* Directions
Check each line of the records below for the word "matplotlib" and copy those where it appears.

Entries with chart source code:
_ _ _

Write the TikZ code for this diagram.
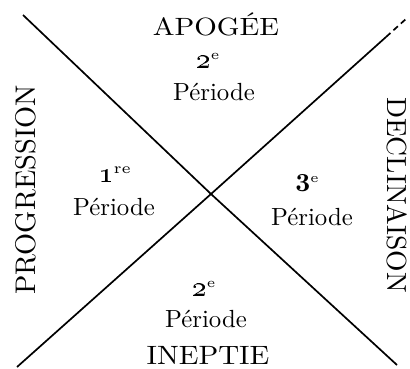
\documentclass[tikz,border=0pt]{standalone}
\usepackage{graphicx}
% text set at 10pt and enlarged, for a heavier print-like stroke
\newcommand{\bigtxt}[3]{\scalebox{#1}[#2]{\fontsize{10}{12}\selectfont #3}}
\newcommand{\rankmark}[5]{\scalebox{#1}{\fontsize{10}{12}\selectfont\bfseries #2\raisebox{#5}{\fontsize{#4}{7}\selectfont\mdseries #3}}}
\begin{document}
\begin{tikzpicture}[x=1pt,y=-1pt,
  axisline/.style={line width=1.7pt,black},
  txt/.style={inner sep=0pt,anchor=base}]
\useasboundingbox (0,0) rectangle (410,368);
% line ends
\coordinate (A) at (23,15);
\coordinate (X) at (211,194);
\coordinate (B) at (397,365);
\coordinate (C) at (17,367);
\coordinate (S) at (386,37);
\coordinate (D) at (407,18);
\draw[axisline] (A) -- (X) -- (B);
\draw[axisline] (C) -- (X) -- (S);
\draw[axisline,dash pattern=on 6pt off 4pt] (S) -- (D);
% texts
\node[txt] (apogee) at (216,35) {\bigtxt{2.9}{2.5}{APOGÉE}};
\node[txt] (r2top) at (208,68) {\rankmark{2.9}{\oldstylenums{2}}{e}{4.8}{2.9pt}};
\node[txt] (p2top) at (214,100) {\bigtxt{2.48}{2.48}{Période}};
\node[txt] (r1) at (115,182) {\rankmark{2.9}{\oldstylenums{1}}{re}{5.2}{2.9pt}};
\node[txt] (p1) at (114,215) {\bigtxt{2.48}{2.48}{Période}};
\node[txt] (r3) at (307,191) {\rankmark{2.6}{3}{e}{5.2}{3.4pt}};
\node[txt] (p3) at (312,225) {\bigtxt{2.48}{2.48}{Période}};
\node[txt] (r2bot) at (204,296) {\rankmark{2.9}{\oldstylenums{2}}{e}{4.8}{2.9pt}};
\node[txt] (p2bot) at (206,327) {\bigtxt{2.48}{2.48}{Période}};
\node[txt] (ineptie) at (208,364) {\bigtxt{2.9}{2.65}{INEPTIE}};
\node[txt,rotate=90] (progression) at (35,190) {\bigtxt{2.84}{2.84}{PROGRESSION}};
\node[txt,rotate=-90] (declinaison) at (387,195) {\bigtxt{2.76}{2.76}{DECLINAISON}};
\end{tikzpicture}
\end{document}
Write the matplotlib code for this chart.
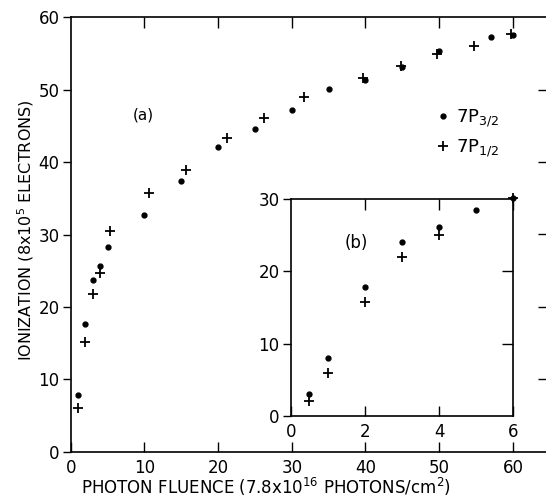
import matplotlib
matplotlib.use("Agg")
import matplotlib.pyplot as plt

# (a) main panel
fluence_32 = [1, 2, 3, 4, 5, 10, 15, 20, 25, 30, 35, 40, 45, 50, 57, 60]
ion_32 = [7.8, 17.6, 23.7, 25.7, 28.3, 32.7, 37.4, 42.1, 44.6, 47.2, 50.1, 51.4, 53.1, 55.3, 57.3, 57.6]
fluence_12 = [1, 2, 3, 4, 5.4, 10.6, 15.6, 21.2, 26.2, 31.7, 39.6, 44.8, 49.7, 54.7, 59.8]
ion_12 = [6.0, 15.2, 21.8, 24.7, 30.5, 35.7, 38.9, 43.3, 46.1, 49.0, 51.6, 53.3, 54.9, 56.1, 57.7]

# (b) inset, low fluence
inset_x_32 = [0.5, 1, 2, 3, 4, 5, 6]
inset_y_32 = [3.0, 8.0, 17.9, 24.0, 26.1, 28.5, 30.1]
inset_x_12 = [0.5, 1, 2, 3, 4, 6]
inset_y_12 = [2.1, 6.0, 15.7, 22.0, 25.0, 30.1]

main_xticks = [0, 10, 20, 30, 40, 50, 60]
main_yticks = [0, 10, 20, 30, 40, 50, 60]
inset_xticks = [0, 2, 4, 6]
inset_yticks = [0, 10, 20, 30]

plt.rcParams["font.family"] = ["DejaVu Sans"]
plt.rcParams["font.size"] = 12

fig = plt.figure(figsize=(5.46, 4.97), dpi=100)
W, H = 546.0, 497.0


def style_axes(ax, xt, yt):
    for s in ax.spines.values():
        s.set_linewidth(1.2)
    ax.set_xticks(xt)
    ax.set_yticks(yt)
    ax.tick_params(axis="x", which="both", direction="in", length=7, width=1.0,
                   top=False, pad=5)
    ax.tick_params(axis="y", which="both", direction="out", length=6, width=1.0,
                   right=False, pad=2)
    # inward ticks on the top and right spines, no labels
    sec_x = ax.secondary_xaxis("top")
    sec_x.set_xticks([t for t in xt if t != 0])
    sec_x.tick_params(direction="in", length=8, width=1.0, labeltop=False)
    sec_x.spines["top"].set_visible(False)
    sec_y = ax.secondary_yaxis("right")
    sec_y.set_yticks([t for t in yt if t not in (0, yt[-1])])
    sec_y.tick_params(direction="in", length=8, width=1.0, labelright=False)
    sec_y.spines["right"].set_visible(False)


# main axes (right spine sits just past the image edge, as in the scan)
ax = fig.add_axes([70.7 / W, (H - 451.7) / H, (549 - 70.7) / W, (451.7 - 17.3) / H])
ax.plot(fluence_32, ion_32, "o", color="black", markersize=3.5, label="7P$_{3/2}$")
ax.plot(fluence_12, ion_12, "+", color="black", markersize=7, mew=1.3, label="7P$_{1/2}$")
ax.set_xlim(0, (549 - 70.7) / 7.37)
ax.set_ylim(0, 60)
style_axes(ax, main_xticks, main_yticks)
ax.set_xlabel("PHOTON FLUENCE (7.8x10$^{16}$ PHOTONS/cm$^2$)", fontsize=12)
ax.xaxis.set_label_coords((266 - 70.7) / (549 - 70.7), -0.055)
ax.set_ylabel("IONIZATION (8x10$^5$ ELECTRONS)", fontsize=11.5)
ax.yaxis.set_label_coords(-0.072, 0.51)
ax.text(9.9, 46.5, "(a)", fontsize=11, ha="center", va="center")
ax.legend(loc="upper left", bbox_to_anchor=(0.753, 0.81), frameon=False,
          handlelength=0.6, handletextpad=0.4, labelspacing=0.5, fontsize=13,
          borderaxespad=0)

# inset (b)
axi = fig.add_axes([290.7 / W, (H - 416) / H, (513.3 - 290.7) / W, (416 - 199) / H])
axi.plot(inset_x_32, inset_y_32, "o", color="black", markersize=3.5, clip_on=False)
axi.plot(inset_x_12, inset_y_12, "+", color="black", markersize=7, mew=1.3, clip_on=False)
axi.set_xlim(0, 6)
axi.set_ylim(0, 30)
style_axes(axi, inset_xticks, inset_yticks)
axi.text(1.76, 23.9, "(b)", fontsize=12, ha="center", va="center")

fig.savefig("out.png", dpi=100)
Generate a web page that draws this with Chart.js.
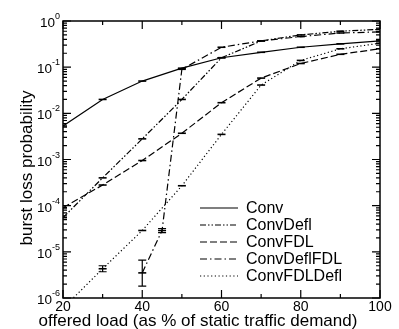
<!DOCTYPE html>
<html lang="en">
<head>
<meta charset="utf-8" />
<title>Burst loss probability</title>
<style>
    html, body { margin: 0; padding: 0; background: #fff; }
    #wrap { width: 399px; height: 329px; }
</style>
</head>
<body>
<div id="wrap"><canvas id="lossChart" width="399" height="329"></canvas></div>
<script src="https://cdn.jsdelivr.net/npm/chart.js"></script>
<script>
// offered load (% of static traffic demand)
var loads = [20, 30, 40, 45, 50, 60, 70, 80, 90, 100];

// burst loss probability per scheme (null = nothing plotted)
var conv        = [5.3e-3, 0.020, 0.050, null, 0.095, 0.16, 0.21, 0.27, 0.32, 0.37];
var convDefl    = [5.5e-5, 4.0e-4, 2.8e-3, null, 0.020, 0.16, 0.37, 0.50, 0.60, 0.66];
var convFDL     = [9.0e-5, 2.8e-4, 9.5e-4, null, 3.7e-3, 0.017, 0.058, 0.12, 0.19, 0.25];
var convDeflFDL = [null, null, 3.5e-6, 2.9e-5, 0.090, 0.27, 0.37, 0.46, 0.55, 0.58];
var convFDLDefl = [6.0e-7, 4.3e-6, 2.9e-5, null, 2.7e-4, 3.5e-3, 0.041, 0.14, 0.25, 0.33];

// confidence intervals that are wide enough to see
var deflFDLLow  = [null, null, 1.8e-6, 2.6e-5, null, null, null, null, null, null];
var deflFDLHigh = [null, null, 6.6e-6, 3.2e-5, null, null, null, null, null, null];
var fdlDeflLow  = [null, 3.7e-6, null, null, null, null, null, null, null, null];
var fdlDeflHigh = [null, 5.0e-6, null, null, null, null, null, null, null, null];

var xTicks = [20, 40, 60, 80, 100];
var xMinor = [30, 50, 70, 90];
var yExps = [0, -1, -2, -3, -4, -5, -6];

function pts(vals) {
    var out = [];
    for (var i = 0; i < loads.length; i++) {
        if (vals[i] !== null) out.push({ x: loads[i], y: vals[i] });
    }
    return out;
}

function series(label, vals, dash, lo, hi) {
    return {
        label: label,
        data: pts(vals),
        borderColor: '#000',
        backgroundColor: '#000',
        borderWidth: 1.2,
        borderDash: dash,
        pointStyle: 'line',
        pointRadius: 4,
        pointBorderWidth: 1.6,
        pointHoverRadius: 4,
        tension: 0,
        errLow: lo,
        errHigh: hi
    };
}

var FONT = '"Liberation Sans", Arial, Helvetica, sans-serif';

// frame, inward ticks, labels, error bars and legend
var decorations = {
    id: 'decorations',
    afterDatasetsDraw: function(chart) {
        var ctx = chart.ctx;
        var a = chart.chartArea;
        var xs = chart.scales.x, ys = chart.scales.y;
        ctx.save();
        ctx.strokeStyle = '#000';
        ctx.fillStyle = '#000';
        ctx.setLineDash([]);

        // error bars
        chart.data.datasets.forEach(function(ds) {
            if (!ds.errLow) return;
            ctx.lineWidth = 1.2;
            for (var i = 0; i < loads.length; i++) {
                if (ds.errLow[i] === null) continue;
                var px = xs.getPixelForValue(loads[i]);
                var p1 = ys.getPixelForValue(ds.errLow[i]);
                var p2 = ys.getPixelForValue(ds.errHigh[i]);
                ctx.beginPath();
                ctx.moveTo(px, p1); ctx.lineTo(px, p2);
                ctx.moveTo(px - 4, p1); ctx.lineTo(px + 4, p1);
                ctx.moveTo(px - 4, p2); ctx.lineTo(px + 4, p2);
                ctx.stroke();
            }
        });

        // frame
        ctx.lineWidth = 1.5;
        ctx.strokeRect(a.left, a.top, a.right - a.left, a.bottom - a.top);

        // x ticks
        ctx.lineWidth = 1.2;
        ctx.beginPath();
        xTicks.forEach(function(v) {
            var px = xs.getPixelForValue(v);
            ctx.moveTo(px, a.bottom); ctx.lineTo(px, a.bottom - 8);
            ctx.moveTo(px, a.top); ctx.lineTo(px, a.top + 8);
        });
        xMinor.forEach(function(v) {
            var px = xs.getPixelForValue(v);
            ctx.moveTo(px, a.bottom); ctx.lineTo(px, a.bottom - 4);
            ctx.moveTo(px, a.top); ctx.lineTo(px, a.top + 4);
        });
        // y ticks
        yExps.forEach(function(e) {
            var py = ys.getPixelForValue(Math.pow(10, e));
            ctx.moveTo(a.left, py); ctx.lineTo(a.left + 8, py);
            ctx.moveTo(a.right, py); ctx.lineTo(a.right - 8, py);
            if (e > -6) {
                for (var m = 2; m <= 9; m++) {
                    var pm = ys.getPixelForValue(m * Math.pow(10, e - 1));
                    ctx.moveTo(a.left, pm); ctx.lineTo(a.left + 4, pm);
                    ctx.moveTo(a.right, pm); ctx.lineTo(a.right - 4, pm);
                }
            }
        });
        ctx.stroke();

        // x tick labels
        ctx.font = '14px ' + FONT;
        ctx.textAlign = 'center';
        ctx.textBaseline = 'top';
        xTicks.forEach(function(v) {
            ctx.fillText(String(v), xs.getPixelForValue(v), a.bottom + 2);
        });

        // y tick labels 10^e
        yExps.forEach(function(e) {
            var py = ys.getPixelForValue(Math.pow(10, e));
            ctx.font = '9px ' + FONT;
            var sup = e === 0 ? '0' : '-' + (-e);
            var sw = ctx.measureText(sup).width;
            ctx.textAlign = 'left';
            ctx.textBaseline = 'alphabetic';
            ctx.fillText(sup, a.left - 3 - sw, py - 2);
            ctx.font = '13.5px ' + FONT;
            ctx.textAlign = 'right';
            ctx.fillText('10', a.left - 3 - sw, py + 6);
        });

        // axis titles
        ctx.font = '17px ' + FONT;
        ctx.textAlign = 'center';
        ctx.textBaseline = 'alphabetic';
        ctx.fillText('offered load (as % of static traffic demand)', 198, 326);
        ctx.save();
        ctx.translate(32, 168);
        ctx.rotate(-Math.PI / 2);
        ctx.fillText('burst loss probability', 0, 0);
        ctx.restore();

        // legend
        ctx.font = '16px ' + FONT;
        ctx.textAlign = 'left';
        ctx.textBaseline = 'middle';
        chart.data.datasets.forEach(function(ds, i) {
            var ly = 208 + i * 17;
            ctx.lineWidth = 1.2;
            ctx.setLineDash(ds.borderDash);
            ctx.beginPath();
            ctx.moveTo(200, ly); ctx.lineTo(238, ly);
            ctx.stroke();
            ctx.setLineDash([]);
            ctx.fillText(ds.label, 246, ly + 1);
        });
        ctx.restore();
    }
};

new Chart(document.getElementById('lossChart'), {
    type: 'line',
    data: {
        datasets: [
            series('Conv', conv, []),
            series('ConvDefl', convDefl, [6, 2, 1.5, 2, 1.5, 2]),
            series('ConvFDL', convFDL, [7, 3]),
            series('ConvDeflFDL', convDeflFDL, [7, 3, 1.5, 3], deflFDLLow, deflFDLHigh),
            series('ConvFDLDefl', convFDLDefl, [1.2, 2.5], fdlDeflLow, fdlDeflHigh)
        ]
    },
    options: {
        responsive: false,
        animation: false,
        spanGaps: true,
        layout: { padding: { left: 63, right: 19, top: 21, bottom: 31 } },
        plugins: { legend: { display: false }, tooltip: { enabled: false } },
        scales: {
            x: { type: 'linear', min: 20, max: 100, display: false },
            y: { type: 'logarithmic', min: 1e-6, max: 1, display: false }
        }
    },
    plugins: [decorations]
});
</script>
</body>
</html>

_ _ _

* Solution to this problem
Write the matplotlib code for this chart.
import matplotlib
matplotlib.use("Agg")
import matplotlib.pyplot as plt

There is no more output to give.